What was once considered a photographic mistake has now become part of contemporary photography. Critics are examining archives, identifying such moments, and giving them new value. This shift follows the logic of progress: the more perfect the image becomes, the less life it seems to contain.
Technical perfection often makes images too lifeless and too algorithmic. If the aesthetics of bokeh once allowed for ambiguity, modern autofocus has changed the logic, making the image pin sharp, but unambiguous, digital, and predictable. Focusing error restores uniqueness to the frame and gives it breath.
Photography has always lived in tension between automatism and intention. The error appears in this interval. It emerges when attention overtakes the camera, when the gesture becomes more important than the setting, when the result diverges from the plan yet keeps the energy of the moment. The error does not record an object; it records the presence of the one who sees.
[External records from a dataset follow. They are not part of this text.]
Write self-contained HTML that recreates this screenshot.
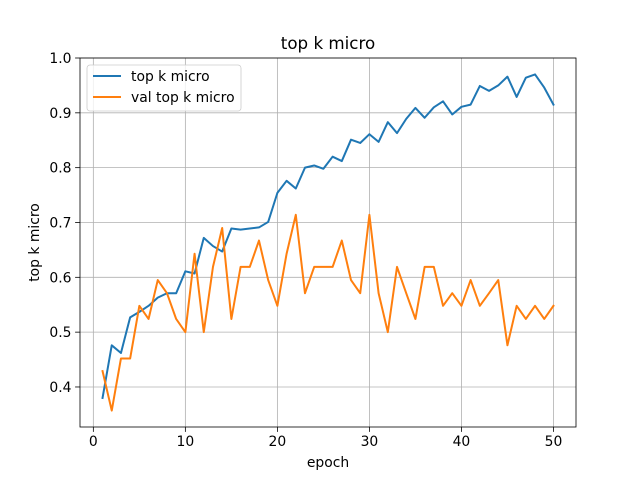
<!DOCTYPE html>
<html><head><meta charset="utf-8"><style>
html,body{margin:0;padding:0;background:#fff}
svg{display:block;font-family:"DejaVu Sans","Liberation Sans",sans-serif}
</style></head><body>
<svg id="chart" width="640" height="480" viewBox="0 0 640 480"></svg>
<script>
const epochs = Array.from({length:50},(_,i)=>i+1);
const trainValues = [0.38,0.476,0.462,0.527,0.537,0.548,0.563,0.571,0.571,0.611,0.607,0.672,0.657,0.647,0.689,0.687,0.689,0.691,0.701,0.754,0.776,0.762,0.8,0.804,0.798,0.82,0.812,0.851,0.845,0.861,0.847,0.883,0.863,0.889,0.909,0.891,0.91,0.921,0.897,0.911,0.915,0.949,0.94,0.95,0.966,0.929,0.964,0.97,0.946,0.915];
const valValues = [0.429,0.357,0.452,0.452,0.548,0.524,0.595,0.571,0.524,0.5,0.643,0.5,0.619,0.69,0.524,0.619,0.619,0.667,0.595,0.548,0.643,0.714,0.571,0.619,0.619,0.619,0.667,0.595,0.571,0.714,0.571,0.5,0.619,0.571,0.524,0.619,0.619,0.548,0.571,0.548,0.595,0.548,0.571,0.595,0.476,0.548,0.524,0.548,0.524,0.548];
const xTicks = [0,10,20,30,40,50];
const yTicks = [0.4,0.5,0.6,0.7,0.8,0.9,1.0];
const yTickLabels = ["0.4","0.5","0.6","0.7","0.8","0.9","1.0"];

const L=80,R=576,T=58,B=427;
const xMin=-1.45,xMax=52.45,yMin=0.327,yMax=1.0;
const sx=v=>L+(v-xMin)/(xMax-xMin)*(R-L);
const sy=v=>B-(v-yMin)/(yMax-yMin)*(B-T);
const NS="http://www.w3.org/2000/svg";
const svg=document.getElementById('chart');
function mk(tag,attrs,parent){const e=document.createElementNS(NS,tag);for(const k in attrs)e.setAttribute(k,attrs[k]);(parent||svg).appendChild(e);return e;}

const grid=mk('g',{});


xTicks.forEach(t=>{mk('line',{x1:sx(t),x2:sx(t),y1:T,y2:B,stroke:'#b0b0b0','stroke-width':0.8},grid);});
yTicks.forEach(t=>{mk('line',{x1:L,x2:R,y1:sy(t),y2:sy(t),stroke:'#b0b0b0','stroke-width':0.8},grid);});

const xAxis=mk('g',{});


xTicks.forEach(t=>{
  mk('line',{x1:sx(t),x2:sx(t),y1:B,y2:B+4.9,stroke:'#000','stroke-width':0.8},xAxis);
  const tx=mk('text',{x:sx(t),y:B+19,'font-size':13.9,'text-anchor':'middle'},xAxis);tx.textContent=t;
});
const yAxis=mk('g',{});


yTicks.forEach((t,i)=>{
  mk('line',{x1:L-4.9,x2:L,y1:sy(t),y2:sy(t),stroke:'#000','stroke-width':0.8},yAxis);
  const tx=mk('text',{x:L-8.5,y:sy(t)+5,'font-size':13.9,'text-anchor':'end'},yAxis);tx.textContent=yTickLabels[i];
});

function series(vals,color,name){
  const p=mk('polyline',{points:vals.map((v,i)=>sx(epochs[i])+','+sy(v)).join(' '),fill:'none',stroke:color,'stroke-width':2,'stroke-linejoin':'round','stroke-linecap':'square'});
  
  
}
series(trainValues,'#1f77b4','train-line');
series(valValues,'#ff7f0e','val-line');

mk('rect',{x:L,y:T,width:R-L,height:B-T,fill:'none',stroke:'#000','stroke-width':0.8});

const title=mk('text',{x:(L+R)/2,y:T-9,'font-size':16.7,'text-anchor':'middle'});
title.textContent='top k micro';


const xl=mk('text',{x:(L+R)/2,y:467,'font-size':13.9,'text-anchor':'middle'});
xl.textContent='epoch';


const yl=mk('text',{x:0,y:0,'font-size':13.9,'text-anchor':'middle',transform:`translate(39,${(T+B)/2}) rotate(-90)`});
yl.textContent='top k micro';



const lg=mk('g',{});


mk('rect',{x:87,y:65,width:154,height:46,rx:3,fill:'#fff','fill-opacity':0.8,stroke:'#ccc','stroke-width':0.8},lg);
[['top k micro','#1f77b4',76],['val top k micro','#ff7f0e',97]].forEach(([t,c,y])=>{
  const e=mk('g',{},lg);
  
  
  mk('line',{x1:93,x2:121,y1:y,y2:y,stroke:c,'stroke-width':2},e);
  const tx=mk('text',{x:131,y:y+5,'font-size':13.9},e);tx.textContent=t;
});
</script>
</body></html>
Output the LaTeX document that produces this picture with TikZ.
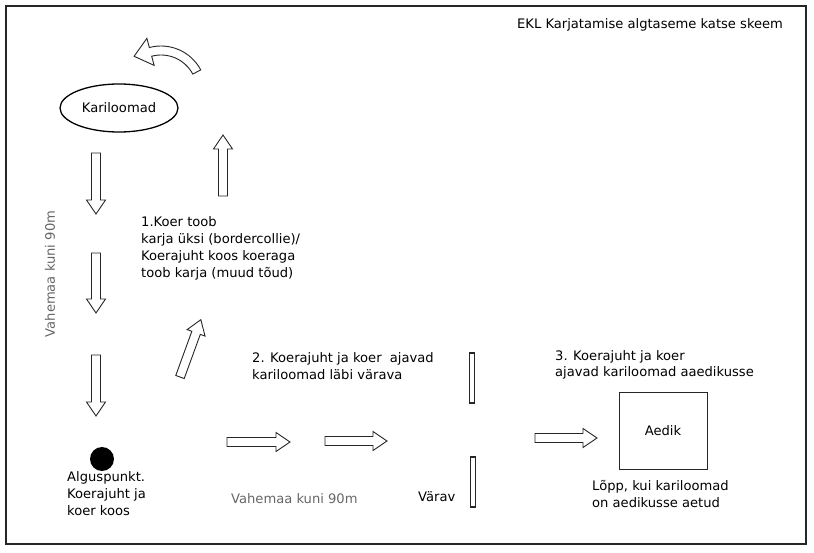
\documentclass[tikz,border=0pt]{standalone}
\usepackage{fontspec}
\setmainfont{DejaVu Sans}
\usetikzlibrary{shapes.geometric,calc}
\newcommand\barw[4]{%
  \begin{scope}[shift={(#1,#2)},rotate=#3]
    \draw[arrowline] (0,-4.5) -- ({#4-14},-4.5) -- ({#4-14},-9.5) -- (#4,0)
      -- ({#4-14},9.5) -- ({#4-14},4.5) -- (0,4.5) -- cycle;
  \end{scope}}
\begin{document}
\begin{tikzpicture}[x=1pt,y=-1pt,
  txt/.style={font=\fontsize{13.1}{17}\selectfont, inner sep=0pt, align=left, anchor=base west},
  ctxt/.style={font=\fontsize{13.1}{17}\selectfont, inner sep=0pt},
  graytxt/.style={txt, text=black!60},
  arrowline/.style={draw=black!85, line width=0.9pt, line join=miter},
  gate/.style={draw=black!85, line width=1.2pt}]
\useasboundingbox (0,0) rectangle (814,553);
\draw[line width=2pt, draw=black!85] (6,6) rectangle (806,544);

% title
\node[txt] (title) at (517,28.5) {EKL Karjatamise algtaseme katse skeem};

% herd ellipse
\node[draw, ellipse, line width=1.3pt, minimum width=118pt, minimum height=48pt, ctxt] (herd) at (119,108) {Kariloomad};

% curved arrow
\coordinate (cc) at (161,91);
\draw[arrowline] ($(cc)+(332:45)$) arc[start angle=332, end angle=255, radius=45]
  -- ($(cc)+(255:54.5)$) -- ($(cc)+(255:40.5)+(165:17)$) -- ($(cc)+(255:26.5)$)
  -- ($(cc)+(255:36)$) arc[start angle=255, end angle=332, radius=36] -- cycle;

% block arrows
\barw{96}{153}{-90}{61}
\barw{96}{253}{-90}{60}
\barw{96}{355}{-90}{61}
\barw{223}{196}{90}{61}
\barw{180}{377}{70}{61}
\barw{227}{442}{0}{63}
\barw{325}{441}{0}{62}
\barw{535}{438}{0}{62}

% vertical distance label
\node[ctxt, text=black!60, rotate=90] (dist1) at (50,274) {Vahemaa kuni 90m};

% step 1 (anchored at the baseline of its last line)
\node[txt] (step1) at (141,278) {1.Koer toob\\karja üksi (bordercollie)/\\Koerajuht koos koeraga\\toob karja (muud tõud)};

% step 2
\node[txt] (step2) at (252,379) {2. Koerajuht ja koer \ ajavad\\kariloomad läbi värava};

% step 3
\node[txt] (step3) at (555,377) {3. Koerajuht ja koer\\ajavad kariloomad aaedikusse};

% gate
\node[gate, minimum width=5pt, minimum height=50pt, inner sep=0pt] (gatetop) at (472,378) {};
\node[gate, minimum width=5pt, minimum height=50pt, inner sep=0pt] (gatebot) at (473,482) {};
\node[txt] (varav) at (418,501) {Värav};

% start point
\node[circle, fill=black, minimum size=24pt, inner sep=0pt] (start) at (102,459) {};
\node[txt] (startlbl) at (67,515) {Alguspunkt.\\Koerajuht ja\\koer koos};

% horizontal distance
\node[graytxt] (dist2) at (231,503) {Vahemaa kuni 90m};

% pen
\node[draw=black!85, line width=1pt, minimum width=88pt, minimum height=77pt, ctxt] (pen) at (663,430.5) {Aedik};
\node[txt] (endlbl) at (592,507) {Lõpp, kui kariloomad\\on aedikusse aetud};
\end{tikzpicture}
\end{document}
Technical errors are the most visible form of human participation. Blur, overexposure, or a slight tilt of the horizon do not destroy the image but open the process in which it is born. Every shift in exposure or trace of noise reminds us of the time between the moment of seeing and the moment of capture.
Such errors do not distort reality; they function as indexical traces of physical effort, registering the instability of the photographic act itself. When light ceases to be a tool and turns into motion, the image begins to breathe. Sometimes it is simply a road at dusk — car lights stretched into lines, street lamps fading, and the image still holding the light that has already gone. In this motion remains a trace of presence.
Compositional errors do not disrupt order; they liberate it. The absence of a center, the loss of symmetry, or an uncertain line of sight make the frame fluid. The image stops being a scheme and starts to search. Such a frame does not live in balance, but in a state of constant displacement, where attention replaces composition.
At times, an error appears in color. When tones come into conflict, the image stops being smooth. Such imperfection makes the frame alive: light and movement collide, creating an inner tension that cannot be simulated.
Errors of meaning arise when photography stops telling stories. When the image no longer explains or reports, meaning does not disappear but shifts beneath the layer of motion. It does not speak directly but manifests as a symbol that demands attention. To perceive it, one should not read the image through the objects in the frame, but look deeper into the rhythm of the gesture. Ambiguity, delay, and optical paradoxes make us look longer. The error makes possible a prolonged presence — something photography loses when it becomes too clear.
Sometimes the error is not in the image but in the very status of the photographer. The refusal of control, work in motion, and the intersection with the painterly gesture are often seen as a deviation from professionalism. Yet it is precisely here that photography becomes closer to art, caught between genres and turning into intermedia. When the camera ceases to be an instrument of fixation, it becomes a medium that feels and responds.
What if all errors were brought together?
I once tried to find out. From that experiment, the concept of metaphotography emerged. It absorbed all these errors and made them the structure of its language. They do not accumulate as random deviations, but are constrained and aligned through a protocol that renders them legible as a coherent photographic act. It does not destroy photography but restores its human dimension. The error becomes not a mark of negligence but a proof of participation. In every imperfection remains a moment of presence — something that cannot be repeated or reproduced.
The main idea of my artistic research is to understand whether photography loses its meaning when errors accumulate, and what is needed so that such work does not dissolve into formalism or chance. Here, chance is not an accident of success but a form of precision that arises from motion governed by constraint.
What do I seek in this process?
Each work is built on the search for coincidences where the visible and the inner meet in a single instant. Beneath the surface of the image, there are always symbols that form meaning yet resist direct interpretation. Their sense unfolds not through clarity but through attention. Meaning remains within motion, beneath the gesture.
Can metaphotography be the quintessence of photographic errors gathered and coinciding in a single moment, without dissolving into chance, and capable of sustaining a language through structure rather than effect? Probably. But as I see it now, from them arises a language in which every inaccuracy retains meaning.
These inaccuracies return the human to photography: in the age of machine vision, error is the last thing that remains human.